Kemal Sayar çok iyi bir yazar. Yetkin bir psikiyatrist olduğu için de toplumumuzdaki bireylerin davranışlarını, altında yatan sebepleriyle birlikte çok iyi gözlemliyor ve yazıyor. Bu kitapta da günümüz teknolojisinin kişileri, aile hayatını, günlük yaşamdaki ilişkileri vb. nasıl etkilediğiyle ilgili yazılar yer alıyor. Yapılan tespitler gerçekten yerindeydi, beğendim.
Kitap 4 ana tema etrafında şekilleniyor. Özellikle ilk başlık altındaki 'yavaşlama' konulu yazılar daha önce başka kitaplarda denk gelmediğim yerlere değiniyordu. İnsanın şu hız çağında gerçekten kendisini tanıyabilmesi için biraz zamanı kovalamaktan vazgeçmesi gerekiyor. Çocukluğundan beri evinde televizyonu olan bir genç olarak kendimi bu hız cereyanına kaptırdığımı esefle fark ediyorum.

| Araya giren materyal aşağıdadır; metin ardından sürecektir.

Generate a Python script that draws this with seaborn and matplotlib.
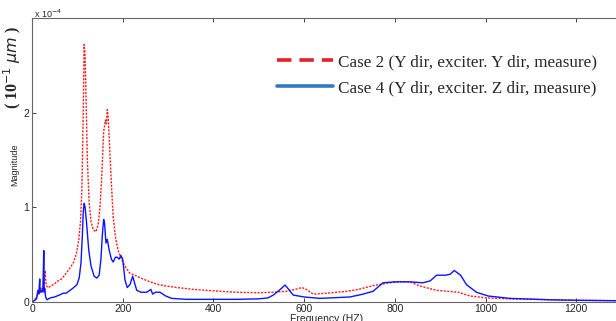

Genel olarak, hocanın özellikle terapilerine değindiği denemelerini kendi açımdan daha ilgi çekici buldum. Her insan bu denemeleri okumakla kendisine bir pay çıkarabilir, okumaya düşünmeye, bunları yapmak için de yavaşlamaya çok ihtiyacımız var.
Hız, bir bakıma insanın kendi ölümünün, ölümlülüğünün farkına varmasını engelliyor. Yavaşlamak ânın keyfini çıkarmayı bilmektir. Ancak yavaşlayarak içimize bakabilir ve ancak yavaşlayarak hayatla konuşabiliriz.
Tuhaf olan, insanın uygarlık sürecinin kötülüğü azaltmak yerine çoğaltmasıdır. Çünkü modern ahlak bencilliği kınamıyor, alçakgönüllülüğe cevaz vermiyor.
Sevmek için zaman ayırmak gerekir. Bilmek için zamana ihtiyaç duyarız. Güzelliği ancak zaman ayırarak fark ederiz. Zamanla olgunlaşırız. Lütfen yavaş gidiniz.